Leave out the pictures and repeat the data exactly.

-- START OF Data provided --

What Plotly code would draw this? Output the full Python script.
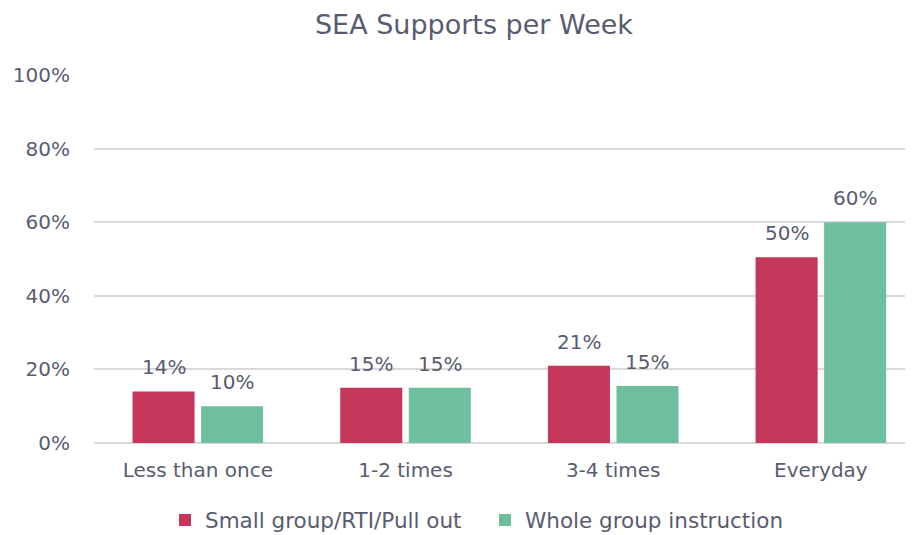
import plotly.graph_objects as go

categories = ["Less than once", "1-2 times", "3-4 times", "Everyday"]
small_group = [0.14, 0.15, 0.21, 0.505]
whole_group = [0.10, 0.15, 0.155, 0.60]
small_labels = ["14%", "15%", "21%", "50%"]
whole_labels = ["10%", "15%", "15%", "60%"]
tick_vals = [0, 0.2, 0.4, 0.6, 0.8, 1.0]
tick_text = ["0%", "20%", "40%", "60%", "80%", "100%"]

TXT = "#595C70"
FONT = "DejaVu Sans"

W, H = 913, 535
ML, MR, MT, MB = 86, 0, 67, 100
X_RANGE = [-0.5, 3.482]
BARGAP = 0.34
px_per_cat = (W - ML - MR) / (X_RANGE[1] - X_RANGE[0])
slot = (1 - BARGAP) / 2
shift = slot / 2 * px_per_cat

fig = go.Figure()
fig.add_trace(go.Bar(name="Small group/RTI/Pull out", x=categories, y=small_group,
                     marker_color="#C6365A", marker_line_width=0))
fig.add_trace(go.Bar(name="Whole group instruction", x=categories, y=whole_group,
                     marker_color="#6DBF9E", marker_line_width=0))

annotations = []
for series, labels, sgn in [(small_group, small_labels, -1), (whole_group, whole_labels, 1)]:
    for c, v, t in zip(categories, series, labels):
        annotations.append(dict(x=c, y=v, xref="x", yref="y", text=t, showarrow=False,
                                xshift=sgn * shift, yshift=24, yanchor="middle",
                                font=dict(size=20, color=TXT, family=FONT)))

fig.update_layout(
    width=W, height=H,
    margin=dict(l=ML, r=MR, t=MT, b=MB),
    paper_bgcolor="white", plot_bgcolor="white",
    barmode="group", bargap=BARGAP, bargroupgap=0.095,
    font=dict(family=FONT, color=TXT, size=20),
    title=dict(text="SEA Supports per Week", x=466 / W, xanchor="center",
               y=1 - 17 / H, yanchor="middle",
               font=dict(family=FONT, size=27, color=TXT)),
    showlegend=True,
    legend=dict(orientation="h", xref="container", yref="container",
                x=157 / W, xanchor="left", y=1 - 512 / H, yanchor="middle",
                font=dict(size=21.5, color=TXT, family=FONT), traceorder="normal",
                itemwidth=30, entrywidth=275, entrywidthmode="pixels"),
    annotations=annotations,
    xaxis=dict(range=X_RANGE, showgrid=False, showline=False, ticks="",
               ticklabelstandoff=13,
               tickfont=dict(size=20, color=TXT, family=FONT)),
    yaxis=dict(range=[0, 1], tickvals=tick_vals, ticktext=tick_text,
               showgrid=True, gridcolor="#D9D9D9", gridwidth=1.5,
               zeroline=True, zerolinecolor="#D9D9D9", zerolinewidth=1.5,
               showline=False, ticks="", ticklabelstandoff=23,
               tickfont=dict(size=20, color=TXT, family=FONT)),
)

fig.write_html("out.html")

-- END OF Data provided --

*Solution*
What Plotly code would draw this? Output the full Python script.
import plotly.graph_objects as go

categories = ["Less than once", "1-2 times", "3-4 times", "Everyday"]
small_group = [0.14, 0.15, 0.21, 0.505]
whole_group = [0.10, 0.15, 0.155, 0.60]
small_labels = ["14%", "15%", "21%", "50%"]
whole_labels = ["10%", "15%", "15%", "60%"]
tick_vals = [0, 0.2, 0.4, 0.6, 0.8, 1.0]
tick_text = ["0%", "20%", "40%", "60%", "80%", "100%"]

TXT = "#595C70"
FONT = "DejaVu Sans"

W, H = 913, 535
ML, MR, MT, MB = 86, 0, 67, 100
X_RANGE = [-0.5, 3.482]
BARGAP = 0.34
px_per_cat = (W - ML - MR) / (X_RANGE[1] - X_RANGE[0])
slot = (1 - BARGAP) / 2
shift = slot / 2 * px_per_cat

fig = go.Figure()
fig.add_trace(go.Bar(name="Small group/RTI/Pull out", x=categories, y=small_group,
                     marker_color="#C6365A", marker_line_width=0))
fig.add_trace(go.Bar(name="Whole group instruction", x=categories, y=whole_group,
                     marker_color="#6DBF9E", marker_line_width=0))

annotations = []
for series, labels, sgn in [(small_group, small_labels, -1), (whole_group, whole_labels, 1)]:
    for c, v, t in zip(categories, series, labels):
        annotations.append(dict(x=c, y=v, xref="x", yref="y", text=t, showarrow=False,
                                xshift=sgn * shift, yshift=24, yanchor="middle",
                                font=dict(size=20, color=TXT, family=FONT)))

fig.update_layout(
    width=W, height=H,
    margin=dict(l=ML, r=MR, t=MT, b=MB),
    paper_bgcolor="white", plot_bgcolor="white",
    barmode="group", bargap=BARGAP, bargroupgap=0.095,
    font=dict(family=FONT, color=TXT, size=20),
    title=dict(text="SEA Supports per Week", x=466 / W, xanchor="center",
               y=1 - 17 / H, yanchor="middle",
               font=dict(family=FONT, size=27, color=TXT)),
    showlegend=True,
    legend=dict(orientation="h", xref="container", yref="container",
                x=157 / W, xanchor="left", y=1 - 512 / H, yanchor="middle",
                font=dict(size=21.5, color=TXT, family=FONT), traceorder="normal",
                itemwidth=30, entrywidth=275, entrywidthmode="pixels"),
    annotations=annotations,
    xaxis=dict(range=X_RANGE, showgrid=False, showline=False, ticks="",
               ticklabelstandoff=13,
               tickfont=dict(size=20, color=TXT, family=FONT)),
    yaxis=dict(range=[0, 1], tickvals=tick_vals, ticktext=tick_text,
               showgrid=True, gridcolor="#D9D9D9", gridwidth=1.5,
               zeroline=True, zerolinecolor="#D9D9D9", zerolinewidth=1.5,
               showline=False, ticks="", ticklabelstandoff=23,
               tickfont=dict(size=20, color=TXT, family=FONT)),
)

fig.write_html("out.html")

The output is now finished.